Overall, Ironlight's Series A funding marks the transition of securities tokenization infrastructure from early-stage “concept verification” and small-scale pilots to commercial attempts within a regulated framework. In this round, the project acquires not only funding but also resources and credit endorsements from Wall Street veterans, increasing its leverage in dialogues within the institutional world. Tokenized securities are no longer merely a concept in the tech circle, but are beginning to enter the agenda of traditional capital markets in the form of a compliant trading system.

The involvement of traditional Wall Street background capital is expected to accelerate institutional adoption—from product design, risk control models to sales channels, existing experiences can be leveraged; on the other hand, it also objectively locks on-chain securities firmly within a strong regulatory track. In the coming years, as long as it continues along the path of Reg ATS and FINRA, the business boundaries, user structures, and levels of openness of Ironlight and similar platforms will be profoundly shaped by regulatory policies and approval rhythms.

The real test lies not in whether one can tell a grand story of “tokenization,” but in whether it can deliver greater efficiency in liquidity and user experience than the existing over-the-counter markets under compliance constraints: Can it shorten settlement cycles, reduce transaction friction costs, enhance price transparency, and provide substantial structural innovations for asset issuers and holders?
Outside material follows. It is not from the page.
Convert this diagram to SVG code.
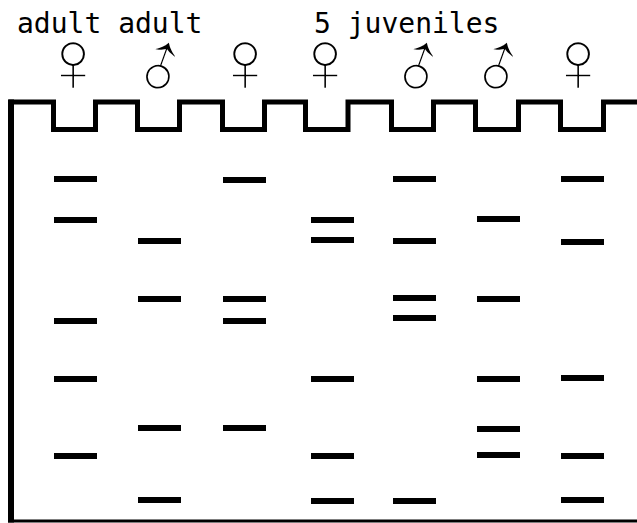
<svg xmlns="http://www.w3.org/2000/svg" width="637" height="523" viewBox="0 0 637 523">
<style>
.lbl{font-family:"DejaVu Sans Mono","Liberation Mono",monospace;font-size:28px;fill:#000}
.sym{font-family:"DejaVu Sans",sans-serif;font-weight:200;font-size:90px;fill:#000;stroke:#fff;stroke-width:1.6;text-anchor:middle}
.band{fill:#000}
.gel{fill:none;stroke:#000;stroke-width:5;stroke-linejoin:miter;stroke-linecap:butt}
</style>
<rect width="637" height="523" fill="#fff"/>
<g id="labels">
<text class="lbl" x="17" y="33">adult adult</text>
<text class="lbl" x="314" y="33">5 juveniles</text>
</g>
<g id="symbols">
<text class="sym" x="73" y="92">♀</text>
<text class="sym" x="166" y="99" transform="rotate(-25 162 80)">♂</text>
<text class="sym" x="245" y="92">♀</text>
<text class="sym" x="325" y="92">♀</text>
<text class="sym" x="424" y="99" transform="rotate(-25 420 80)">♂</text>
<text class="sym" x="504" y="99" transform="rotate(-25 500 80)">♂</text>
<text class="sym" x="578" y="92">♀</text>
</g>
<g id="gel">
<path class="gel" d="M11 522 V102 H53.5 V129.5 H95.5 V102 H137.5 V129.5 H179.5 V102 H222.5 V129.5 H264.5 V102 H305.5 V129.5 H348 V102 H391.5 V129.5 H433.5 V102 H475.5 V129.5 H518.5 V102 H560.5 V129.5 H603.5 V102 H637"/>
<line x1="11" y1="99.5" x2="11" y2="522.5" stroke="#000" stroke-width="6"/>
<line x1="8" y1="521" x2="637" y2="521" stroke="#000" stroke-width="3"/>
</g>
<g id="lane1">
<rect class="band" x="54" y="176" width="43" height="6"/>
<rect class="band" x="54" y="217" width="43" height="6"/>
<rect class="band" x="54" y="318" width="43" height="6"/>
<rect class="band" x="54" y="376" width="43" height="6"/>
<rect class="band" x="54" y="453" width="43" height="6"/>
</g>
<g id="lane2">
<rect class="band" x="138" y="238" width="43" height="6"/>
<rect class="band" x="138" y="296" width="43" height="6"/>
<rect class="band" x="138" y="425" width="43" height="6"/>
<rect class="band" x="138" y="497" width="43" height="6"/>
</g>
<g id="lane3">
<rect class="band" x="223" y="177" width="43" height="6"/>
<rect class="band" x="223" y="296" width="43" height="6"/>
<rect class="band" x="223" y="318" width="43" height="6"/>
<rect class="band" x="223" y="425" width="43" height="6"/>
</g>
<g id="lane4">
<rect class="band" x="311" y="217" width="43" height="6"/>
<rect class="band" x="311" y="237" width="43" height="6"/>
<rect class="band" x="311" y="376" width="43" height="6"/>
<rect class="band" x="311" y="453" width="43" height="6"/>
<rect class="band" x="311" y="498" width="43" height="6"/>
</g>
<g id="lane5">
<rect class="band" x="393" y="176" width="43" height="6"/>
<rect class="band" x="393" y="238" width="43" height="6"/>
<rect class="band" x="393" y="295" width="43" height="6"/>
<rect class="band" x="393" y="315" width="43" height="6"/>
<rect class="band" x="393" y="498" width="43" height="6"/>
</g>
<g id="lane6">
<rect class="band" x="477" y="216" width="43" height="6"/>
<rect class="band" x="477" y="296" width="43" height="6"/>
<rect class="band" x="477" y="376" width="43" height="6"/>
<rect class="band" x="477" y="426" width="43" height="6"/>
<rect class="band" x="477" y="452" width="43" height="6"/>
</g>
<g id="lane7">
<rect class="band" x="561" y="176" width="43" height="6"/>
<rect class="band" x="561" y="239" width="43" height="6"/>
<rect class="band" x="561" y="375" width="43" height="6"/>
<rect class="band" x="561" y="453" width="43" height="6"/>
<rect class="band" x="561" y="497" width="43" height="6"/>
</g>
</svg>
If these questions do not receive satisfactory answers, securities tokenization will find it hard to move from pilot phases to “new infrastructure.”

In the upcoming years, the slight adjustments in U.S. regulatory attitudes, the enactment of specific rules, and the actual trading volumes and asset scales of more Wall Street institutions on such platforms will determine whether this track is merely a fleeting narrative or a slowly forming market infrastructure. Ironlight is just one node in this game, but the regulatory choices, capital structures, and asset types converged within it are sketching out the contours of the next stop for on-chain securities.